MATERIAL SUPPLIED:
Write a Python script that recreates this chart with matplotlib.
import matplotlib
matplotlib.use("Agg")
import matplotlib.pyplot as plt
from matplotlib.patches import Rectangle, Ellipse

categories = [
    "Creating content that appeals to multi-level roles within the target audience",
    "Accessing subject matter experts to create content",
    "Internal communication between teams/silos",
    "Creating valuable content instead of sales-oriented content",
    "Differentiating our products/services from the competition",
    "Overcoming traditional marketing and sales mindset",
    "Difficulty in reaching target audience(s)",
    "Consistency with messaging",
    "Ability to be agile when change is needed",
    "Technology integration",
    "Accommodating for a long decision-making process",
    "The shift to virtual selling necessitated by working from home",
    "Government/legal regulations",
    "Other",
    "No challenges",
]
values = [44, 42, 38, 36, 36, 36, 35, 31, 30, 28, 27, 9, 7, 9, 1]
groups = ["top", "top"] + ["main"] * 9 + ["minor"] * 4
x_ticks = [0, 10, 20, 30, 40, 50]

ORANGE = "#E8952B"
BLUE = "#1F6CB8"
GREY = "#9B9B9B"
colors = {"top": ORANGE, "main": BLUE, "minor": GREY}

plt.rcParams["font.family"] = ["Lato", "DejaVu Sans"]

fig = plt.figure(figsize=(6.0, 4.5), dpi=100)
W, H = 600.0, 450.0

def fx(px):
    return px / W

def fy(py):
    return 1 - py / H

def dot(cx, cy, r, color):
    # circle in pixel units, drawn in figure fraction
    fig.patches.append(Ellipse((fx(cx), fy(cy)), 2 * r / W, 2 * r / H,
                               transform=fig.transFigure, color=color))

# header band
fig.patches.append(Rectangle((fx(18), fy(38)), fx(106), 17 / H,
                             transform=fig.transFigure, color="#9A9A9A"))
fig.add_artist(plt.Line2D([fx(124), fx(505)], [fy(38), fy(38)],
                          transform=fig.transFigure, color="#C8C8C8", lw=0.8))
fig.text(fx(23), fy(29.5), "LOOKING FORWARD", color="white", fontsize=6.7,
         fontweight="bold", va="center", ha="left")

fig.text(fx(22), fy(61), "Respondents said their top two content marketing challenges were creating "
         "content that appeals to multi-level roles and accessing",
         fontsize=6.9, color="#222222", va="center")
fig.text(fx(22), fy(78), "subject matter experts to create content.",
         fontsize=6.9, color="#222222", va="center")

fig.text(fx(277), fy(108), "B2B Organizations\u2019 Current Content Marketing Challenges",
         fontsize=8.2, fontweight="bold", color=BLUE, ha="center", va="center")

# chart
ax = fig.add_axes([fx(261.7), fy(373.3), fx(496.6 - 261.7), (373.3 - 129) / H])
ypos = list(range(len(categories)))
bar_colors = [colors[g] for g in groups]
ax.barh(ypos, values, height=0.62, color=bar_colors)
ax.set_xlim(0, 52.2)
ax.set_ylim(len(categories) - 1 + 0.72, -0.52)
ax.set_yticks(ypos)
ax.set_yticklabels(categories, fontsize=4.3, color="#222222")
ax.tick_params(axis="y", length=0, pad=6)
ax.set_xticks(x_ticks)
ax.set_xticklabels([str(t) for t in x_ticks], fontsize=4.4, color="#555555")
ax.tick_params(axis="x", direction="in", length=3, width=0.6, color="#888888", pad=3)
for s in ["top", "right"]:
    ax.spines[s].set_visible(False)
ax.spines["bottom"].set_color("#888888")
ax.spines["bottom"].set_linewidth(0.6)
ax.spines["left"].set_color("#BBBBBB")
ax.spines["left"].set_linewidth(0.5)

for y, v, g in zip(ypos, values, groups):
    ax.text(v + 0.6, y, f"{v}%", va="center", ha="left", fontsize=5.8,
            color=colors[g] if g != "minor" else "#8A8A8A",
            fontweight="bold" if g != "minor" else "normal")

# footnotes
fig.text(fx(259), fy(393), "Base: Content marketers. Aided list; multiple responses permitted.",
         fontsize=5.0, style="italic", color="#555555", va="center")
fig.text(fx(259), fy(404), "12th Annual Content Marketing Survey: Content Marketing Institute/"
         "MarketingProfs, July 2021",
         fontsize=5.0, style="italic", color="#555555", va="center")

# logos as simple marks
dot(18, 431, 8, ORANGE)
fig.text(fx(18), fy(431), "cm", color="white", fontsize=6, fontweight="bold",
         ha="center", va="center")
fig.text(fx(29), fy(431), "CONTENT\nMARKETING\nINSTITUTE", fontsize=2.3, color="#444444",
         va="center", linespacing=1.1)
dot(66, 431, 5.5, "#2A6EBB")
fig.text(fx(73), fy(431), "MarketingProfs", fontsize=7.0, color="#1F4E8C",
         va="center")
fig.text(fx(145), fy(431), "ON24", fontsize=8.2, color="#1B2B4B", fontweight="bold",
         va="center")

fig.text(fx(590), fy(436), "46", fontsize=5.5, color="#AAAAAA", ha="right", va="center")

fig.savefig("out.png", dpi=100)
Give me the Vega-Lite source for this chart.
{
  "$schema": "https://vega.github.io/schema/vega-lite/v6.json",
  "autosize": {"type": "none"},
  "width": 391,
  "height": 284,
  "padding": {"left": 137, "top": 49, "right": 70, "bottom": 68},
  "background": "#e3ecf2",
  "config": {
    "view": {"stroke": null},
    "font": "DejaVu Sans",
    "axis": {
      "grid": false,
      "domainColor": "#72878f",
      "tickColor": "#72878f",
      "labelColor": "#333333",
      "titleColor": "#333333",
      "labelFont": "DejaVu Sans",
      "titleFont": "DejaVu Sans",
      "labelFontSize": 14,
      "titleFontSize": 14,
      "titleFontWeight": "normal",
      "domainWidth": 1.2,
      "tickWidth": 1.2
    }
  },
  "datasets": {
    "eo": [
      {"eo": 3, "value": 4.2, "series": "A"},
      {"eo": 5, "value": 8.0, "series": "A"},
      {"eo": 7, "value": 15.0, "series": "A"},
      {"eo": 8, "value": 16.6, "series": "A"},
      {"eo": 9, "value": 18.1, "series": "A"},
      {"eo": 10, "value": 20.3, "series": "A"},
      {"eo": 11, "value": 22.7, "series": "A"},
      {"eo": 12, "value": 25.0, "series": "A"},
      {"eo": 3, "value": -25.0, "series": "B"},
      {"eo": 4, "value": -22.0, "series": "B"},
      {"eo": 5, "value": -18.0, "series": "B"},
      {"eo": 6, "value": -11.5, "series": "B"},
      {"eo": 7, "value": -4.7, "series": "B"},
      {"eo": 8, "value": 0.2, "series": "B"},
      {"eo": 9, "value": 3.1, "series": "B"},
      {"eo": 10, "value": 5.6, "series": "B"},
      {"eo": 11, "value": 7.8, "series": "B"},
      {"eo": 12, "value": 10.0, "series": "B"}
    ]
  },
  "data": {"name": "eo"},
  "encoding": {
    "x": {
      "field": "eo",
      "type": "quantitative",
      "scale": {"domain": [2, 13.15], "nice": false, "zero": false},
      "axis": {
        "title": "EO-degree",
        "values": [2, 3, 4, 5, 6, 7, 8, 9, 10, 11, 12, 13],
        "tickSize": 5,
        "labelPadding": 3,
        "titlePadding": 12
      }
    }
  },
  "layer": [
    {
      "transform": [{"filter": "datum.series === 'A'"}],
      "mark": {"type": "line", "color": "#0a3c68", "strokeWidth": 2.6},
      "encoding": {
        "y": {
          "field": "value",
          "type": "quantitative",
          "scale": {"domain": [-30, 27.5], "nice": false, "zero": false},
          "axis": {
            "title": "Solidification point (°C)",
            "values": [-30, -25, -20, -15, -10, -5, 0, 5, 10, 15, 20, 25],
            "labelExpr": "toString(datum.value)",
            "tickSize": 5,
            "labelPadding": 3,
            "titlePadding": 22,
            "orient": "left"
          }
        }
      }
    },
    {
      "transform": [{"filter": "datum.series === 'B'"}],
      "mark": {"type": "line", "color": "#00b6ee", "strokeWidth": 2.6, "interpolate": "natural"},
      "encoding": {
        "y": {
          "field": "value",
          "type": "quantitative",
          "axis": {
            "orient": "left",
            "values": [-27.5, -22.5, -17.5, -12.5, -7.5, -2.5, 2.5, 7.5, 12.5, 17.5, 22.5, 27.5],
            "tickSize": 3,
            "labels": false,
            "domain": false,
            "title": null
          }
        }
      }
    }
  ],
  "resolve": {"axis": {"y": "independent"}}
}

GIVEN INSTRUCTION:
Please output the exact lines of the records above, beginning with the first and stopping after the line that holds "x_ticks = [0, 10, 20, 30, 40, 50]", and nothing else.

RESPONSE TO THE EXERCISE:
Write a Python script that recreates this chart with matplotlib.
import matplotlib
matplotlib.use("Agg")
import matplotlib.pyplot as plt
from matplotlib.patches import Rectangle, Ellipse

categories = [
    "Creating content that appeals to multi-level roles within the target audience",
    "Accessing subject matter experts to create content",
    "Internal communication between teams/silos",
    "Creating valuable content instead of sales-oriented content",
    "Differentiating our products/services from the competition",
    "Overcoming traditional marketing and sales mindset",
    "Difficulty in reaching target audience(s)",
    "Consistency with messaging",
    "Ability to be agile when change is needed",
    "Technology integration",
    "Accommodating for a long decision-making process",
    "The shift to virtual selling necessitated by working from home",
    "Government/legal regulations",
    "Other",
    "No challenges",
]
values = [44, 42, 38, 36, 36, 36, 35, 31, 30, 28, 27, 9, 7, 9, 1]
groups = ["top", "top"] + ["main"] * 9 + ["minor"] * 4
x_ticks = [0, 10, 20, 30, 40, 50]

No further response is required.